Task statement - Gather each line of the records where "that" appears.

(Recorded data)
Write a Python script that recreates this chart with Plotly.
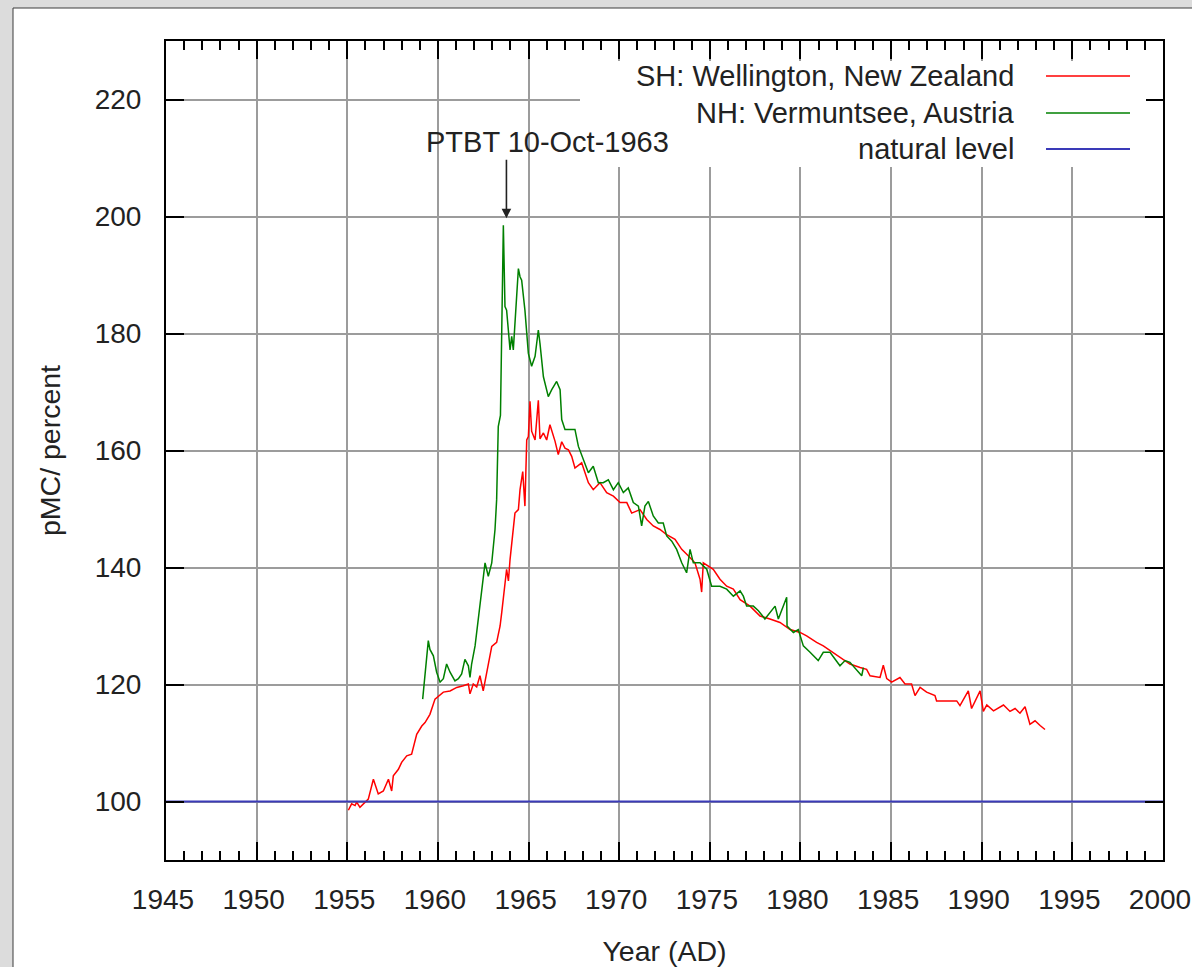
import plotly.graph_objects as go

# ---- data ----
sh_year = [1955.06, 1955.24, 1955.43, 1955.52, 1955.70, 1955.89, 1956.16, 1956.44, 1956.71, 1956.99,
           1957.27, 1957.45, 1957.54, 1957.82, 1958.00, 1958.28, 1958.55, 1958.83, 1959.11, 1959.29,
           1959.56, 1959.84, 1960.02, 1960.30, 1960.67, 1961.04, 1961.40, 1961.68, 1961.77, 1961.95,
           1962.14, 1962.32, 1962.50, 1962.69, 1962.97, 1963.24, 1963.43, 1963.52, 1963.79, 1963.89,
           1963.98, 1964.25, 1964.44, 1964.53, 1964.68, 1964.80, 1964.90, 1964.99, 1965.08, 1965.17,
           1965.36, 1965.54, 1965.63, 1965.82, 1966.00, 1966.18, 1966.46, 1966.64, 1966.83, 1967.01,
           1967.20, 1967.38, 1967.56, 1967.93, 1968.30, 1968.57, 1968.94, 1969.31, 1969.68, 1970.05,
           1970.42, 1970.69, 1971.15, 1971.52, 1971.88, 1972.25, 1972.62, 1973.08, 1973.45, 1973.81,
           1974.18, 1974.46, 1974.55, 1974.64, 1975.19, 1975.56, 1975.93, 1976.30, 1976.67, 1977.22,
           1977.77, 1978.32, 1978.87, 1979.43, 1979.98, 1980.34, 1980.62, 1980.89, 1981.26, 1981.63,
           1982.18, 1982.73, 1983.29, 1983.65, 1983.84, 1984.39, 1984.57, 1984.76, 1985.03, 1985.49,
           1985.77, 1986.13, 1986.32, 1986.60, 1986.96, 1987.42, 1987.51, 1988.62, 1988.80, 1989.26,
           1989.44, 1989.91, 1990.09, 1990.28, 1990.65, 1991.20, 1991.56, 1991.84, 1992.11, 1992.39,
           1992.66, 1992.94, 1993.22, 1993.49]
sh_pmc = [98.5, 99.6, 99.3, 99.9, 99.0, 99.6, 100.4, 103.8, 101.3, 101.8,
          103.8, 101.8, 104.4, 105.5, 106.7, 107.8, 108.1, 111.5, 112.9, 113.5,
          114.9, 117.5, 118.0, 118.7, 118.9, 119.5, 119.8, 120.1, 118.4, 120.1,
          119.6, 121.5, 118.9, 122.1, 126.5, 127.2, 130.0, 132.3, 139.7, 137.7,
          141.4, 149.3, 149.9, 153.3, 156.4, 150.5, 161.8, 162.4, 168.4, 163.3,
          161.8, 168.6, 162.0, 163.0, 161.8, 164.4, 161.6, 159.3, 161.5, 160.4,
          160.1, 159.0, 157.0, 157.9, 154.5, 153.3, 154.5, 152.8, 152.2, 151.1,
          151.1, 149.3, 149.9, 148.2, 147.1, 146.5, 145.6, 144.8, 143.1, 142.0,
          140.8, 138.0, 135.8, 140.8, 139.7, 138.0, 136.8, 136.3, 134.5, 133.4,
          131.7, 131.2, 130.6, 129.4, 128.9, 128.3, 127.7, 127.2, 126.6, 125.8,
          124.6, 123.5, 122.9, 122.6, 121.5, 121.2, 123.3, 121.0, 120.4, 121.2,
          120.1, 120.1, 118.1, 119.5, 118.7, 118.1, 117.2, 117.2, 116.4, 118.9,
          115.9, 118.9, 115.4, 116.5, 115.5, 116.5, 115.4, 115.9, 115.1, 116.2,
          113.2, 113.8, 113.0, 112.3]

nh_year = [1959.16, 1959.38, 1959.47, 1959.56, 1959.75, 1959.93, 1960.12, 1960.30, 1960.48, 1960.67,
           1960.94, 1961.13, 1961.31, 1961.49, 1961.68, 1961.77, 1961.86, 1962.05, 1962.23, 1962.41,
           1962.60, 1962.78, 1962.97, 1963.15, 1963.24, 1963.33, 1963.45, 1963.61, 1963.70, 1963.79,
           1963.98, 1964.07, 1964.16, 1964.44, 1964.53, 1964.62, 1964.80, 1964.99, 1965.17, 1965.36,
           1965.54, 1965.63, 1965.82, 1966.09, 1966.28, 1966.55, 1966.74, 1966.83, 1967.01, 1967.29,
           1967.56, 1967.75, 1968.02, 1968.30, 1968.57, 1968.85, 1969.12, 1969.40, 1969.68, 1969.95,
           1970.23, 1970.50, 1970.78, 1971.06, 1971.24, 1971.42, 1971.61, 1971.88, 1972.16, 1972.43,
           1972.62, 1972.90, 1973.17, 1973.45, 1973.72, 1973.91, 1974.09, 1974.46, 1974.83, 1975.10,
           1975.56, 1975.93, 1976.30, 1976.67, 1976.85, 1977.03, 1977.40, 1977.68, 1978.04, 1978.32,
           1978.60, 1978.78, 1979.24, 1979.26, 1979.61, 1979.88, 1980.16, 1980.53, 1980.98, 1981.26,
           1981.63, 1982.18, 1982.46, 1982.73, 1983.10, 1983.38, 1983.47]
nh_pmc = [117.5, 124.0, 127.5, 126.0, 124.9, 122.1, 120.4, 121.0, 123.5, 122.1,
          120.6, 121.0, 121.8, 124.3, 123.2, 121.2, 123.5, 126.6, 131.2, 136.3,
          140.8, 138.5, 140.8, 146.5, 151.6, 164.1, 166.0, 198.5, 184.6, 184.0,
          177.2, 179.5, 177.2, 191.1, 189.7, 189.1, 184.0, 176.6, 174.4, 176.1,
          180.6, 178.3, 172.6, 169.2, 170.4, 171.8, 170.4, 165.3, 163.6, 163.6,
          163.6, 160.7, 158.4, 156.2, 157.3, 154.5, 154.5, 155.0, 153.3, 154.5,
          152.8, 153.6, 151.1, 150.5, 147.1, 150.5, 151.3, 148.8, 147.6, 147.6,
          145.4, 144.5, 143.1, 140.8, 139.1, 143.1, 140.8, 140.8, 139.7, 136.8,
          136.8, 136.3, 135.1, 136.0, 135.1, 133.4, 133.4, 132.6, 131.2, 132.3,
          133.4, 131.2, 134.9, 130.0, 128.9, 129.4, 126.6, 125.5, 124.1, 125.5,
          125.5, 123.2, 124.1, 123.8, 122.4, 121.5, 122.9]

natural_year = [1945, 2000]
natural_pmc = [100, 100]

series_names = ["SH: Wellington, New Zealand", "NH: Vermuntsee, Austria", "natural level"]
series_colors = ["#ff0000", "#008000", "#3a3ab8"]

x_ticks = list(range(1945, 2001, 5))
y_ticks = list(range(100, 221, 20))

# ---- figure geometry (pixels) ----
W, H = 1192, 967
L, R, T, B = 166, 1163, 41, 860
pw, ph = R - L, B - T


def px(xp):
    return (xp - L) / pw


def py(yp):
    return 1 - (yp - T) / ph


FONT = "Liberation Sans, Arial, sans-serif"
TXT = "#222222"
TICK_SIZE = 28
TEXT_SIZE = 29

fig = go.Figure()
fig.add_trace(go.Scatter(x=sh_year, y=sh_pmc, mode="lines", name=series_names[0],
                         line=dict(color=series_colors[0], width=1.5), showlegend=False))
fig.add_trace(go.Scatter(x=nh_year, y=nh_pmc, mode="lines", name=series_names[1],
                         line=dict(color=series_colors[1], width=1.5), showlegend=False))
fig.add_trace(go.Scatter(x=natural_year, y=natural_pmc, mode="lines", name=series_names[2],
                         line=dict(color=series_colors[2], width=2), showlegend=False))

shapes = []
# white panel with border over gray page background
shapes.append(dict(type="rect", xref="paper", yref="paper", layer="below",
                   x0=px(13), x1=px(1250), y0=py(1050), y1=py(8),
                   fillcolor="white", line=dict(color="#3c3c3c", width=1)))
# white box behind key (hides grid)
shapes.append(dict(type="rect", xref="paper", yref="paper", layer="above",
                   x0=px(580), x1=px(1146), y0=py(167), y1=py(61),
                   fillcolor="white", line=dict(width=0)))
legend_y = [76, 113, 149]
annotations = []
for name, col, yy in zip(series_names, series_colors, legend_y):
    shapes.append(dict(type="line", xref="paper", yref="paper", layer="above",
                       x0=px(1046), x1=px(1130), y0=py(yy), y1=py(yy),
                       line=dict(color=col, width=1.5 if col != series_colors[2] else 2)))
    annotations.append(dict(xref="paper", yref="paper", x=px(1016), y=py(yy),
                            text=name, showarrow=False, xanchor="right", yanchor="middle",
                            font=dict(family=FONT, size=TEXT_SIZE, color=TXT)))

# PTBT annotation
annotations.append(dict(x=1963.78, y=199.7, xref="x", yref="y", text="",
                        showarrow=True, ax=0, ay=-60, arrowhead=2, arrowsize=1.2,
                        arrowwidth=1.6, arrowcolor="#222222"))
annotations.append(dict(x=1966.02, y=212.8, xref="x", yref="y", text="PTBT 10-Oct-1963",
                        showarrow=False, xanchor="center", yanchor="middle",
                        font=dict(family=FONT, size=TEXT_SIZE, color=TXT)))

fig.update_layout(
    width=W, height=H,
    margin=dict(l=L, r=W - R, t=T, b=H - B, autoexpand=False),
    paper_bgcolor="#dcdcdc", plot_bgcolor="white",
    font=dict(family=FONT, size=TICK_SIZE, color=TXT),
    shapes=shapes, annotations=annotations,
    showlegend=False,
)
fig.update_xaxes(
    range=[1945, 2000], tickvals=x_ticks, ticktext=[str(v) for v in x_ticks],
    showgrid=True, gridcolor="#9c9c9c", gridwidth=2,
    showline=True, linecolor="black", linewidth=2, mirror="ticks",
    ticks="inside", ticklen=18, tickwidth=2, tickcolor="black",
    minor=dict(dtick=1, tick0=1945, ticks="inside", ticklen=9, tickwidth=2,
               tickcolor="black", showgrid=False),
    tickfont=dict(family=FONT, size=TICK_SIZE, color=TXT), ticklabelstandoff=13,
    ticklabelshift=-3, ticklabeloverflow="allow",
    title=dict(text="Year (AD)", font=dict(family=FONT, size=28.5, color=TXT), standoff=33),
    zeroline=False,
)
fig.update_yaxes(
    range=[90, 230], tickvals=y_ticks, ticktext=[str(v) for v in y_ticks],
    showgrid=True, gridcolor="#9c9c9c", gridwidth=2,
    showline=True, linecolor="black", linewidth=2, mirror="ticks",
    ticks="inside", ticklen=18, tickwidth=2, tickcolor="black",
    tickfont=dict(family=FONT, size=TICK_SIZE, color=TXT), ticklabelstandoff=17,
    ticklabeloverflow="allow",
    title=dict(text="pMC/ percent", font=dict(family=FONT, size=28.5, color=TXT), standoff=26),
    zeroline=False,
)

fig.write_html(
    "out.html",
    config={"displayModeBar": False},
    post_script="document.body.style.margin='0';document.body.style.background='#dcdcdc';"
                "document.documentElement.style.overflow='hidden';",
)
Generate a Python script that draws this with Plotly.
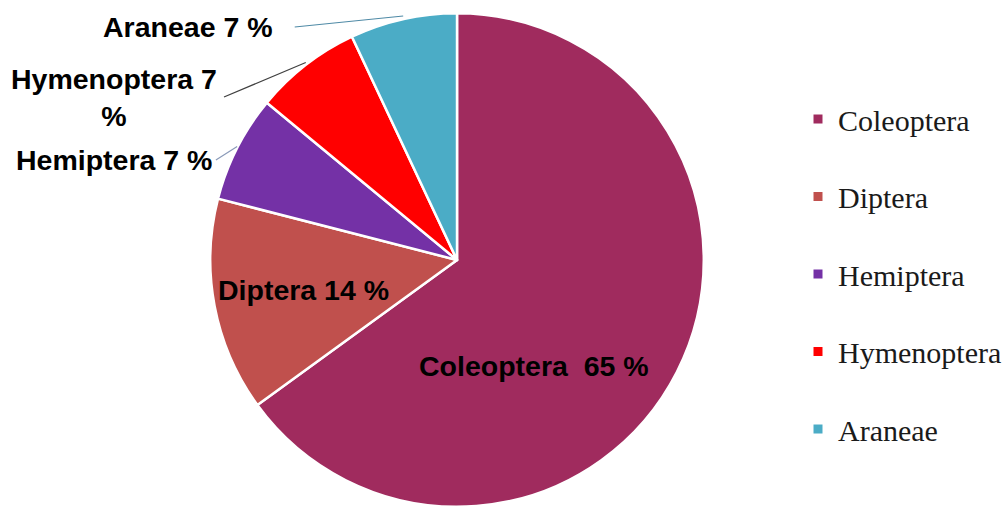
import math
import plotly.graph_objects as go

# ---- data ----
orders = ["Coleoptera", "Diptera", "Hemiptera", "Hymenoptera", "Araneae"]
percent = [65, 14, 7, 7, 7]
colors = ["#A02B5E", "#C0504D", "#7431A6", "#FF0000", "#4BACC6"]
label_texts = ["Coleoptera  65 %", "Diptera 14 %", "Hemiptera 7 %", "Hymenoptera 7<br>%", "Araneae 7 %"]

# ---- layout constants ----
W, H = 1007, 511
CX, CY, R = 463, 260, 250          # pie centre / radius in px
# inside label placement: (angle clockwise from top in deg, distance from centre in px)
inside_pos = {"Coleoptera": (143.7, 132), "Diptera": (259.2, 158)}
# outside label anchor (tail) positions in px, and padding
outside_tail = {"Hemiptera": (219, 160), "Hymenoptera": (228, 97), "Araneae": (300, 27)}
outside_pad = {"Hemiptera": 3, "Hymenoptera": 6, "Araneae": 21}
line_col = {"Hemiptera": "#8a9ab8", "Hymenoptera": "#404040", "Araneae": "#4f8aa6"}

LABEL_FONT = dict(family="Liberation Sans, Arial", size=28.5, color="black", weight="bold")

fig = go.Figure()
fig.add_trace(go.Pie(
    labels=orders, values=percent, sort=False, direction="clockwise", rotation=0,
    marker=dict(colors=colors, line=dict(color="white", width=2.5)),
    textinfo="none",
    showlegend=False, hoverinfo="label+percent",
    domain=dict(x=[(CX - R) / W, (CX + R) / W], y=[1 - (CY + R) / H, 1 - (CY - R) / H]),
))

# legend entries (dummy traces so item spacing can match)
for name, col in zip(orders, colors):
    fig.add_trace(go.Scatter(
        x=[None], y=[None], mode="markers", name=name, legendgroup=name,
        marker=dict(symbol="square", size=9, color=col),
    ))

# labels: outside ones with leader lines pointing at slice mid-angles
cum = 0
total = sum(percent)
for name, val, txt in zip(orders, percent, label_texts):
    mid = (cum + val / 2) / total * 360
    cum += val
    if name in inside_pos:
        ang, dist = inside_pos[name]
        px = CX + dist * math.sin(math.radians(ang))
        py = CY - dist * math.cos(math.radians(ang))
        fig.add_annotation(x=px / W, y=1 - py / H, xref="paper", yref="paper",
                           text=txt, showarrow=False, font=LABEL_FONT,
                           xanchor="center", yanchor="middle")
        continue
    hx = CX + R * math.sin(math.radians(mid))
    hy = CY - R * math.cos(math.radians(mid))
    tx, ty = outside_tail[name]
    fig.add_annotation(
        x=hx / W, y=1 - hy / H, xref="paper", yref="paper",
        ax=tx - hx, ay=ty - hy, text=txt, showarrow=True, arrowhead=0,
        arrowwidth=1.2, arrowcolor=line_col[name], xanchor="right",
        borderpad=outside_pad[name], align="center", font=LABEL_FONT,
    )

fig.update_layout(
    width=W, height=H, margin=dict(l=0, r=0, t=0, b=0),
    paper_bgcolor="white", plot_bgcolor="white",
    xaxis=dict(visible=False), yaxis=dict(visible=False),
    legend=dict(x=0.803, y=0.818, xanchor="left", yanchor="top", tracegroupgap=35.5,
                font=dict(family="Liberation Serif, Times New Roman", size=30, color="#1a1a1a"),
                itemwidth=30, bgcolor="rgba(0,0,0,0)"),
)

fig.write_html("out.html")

Response to the exercise -
Write a Python script that recreates this chart with Plotly.
Generate a Python script that draws this with Plotly.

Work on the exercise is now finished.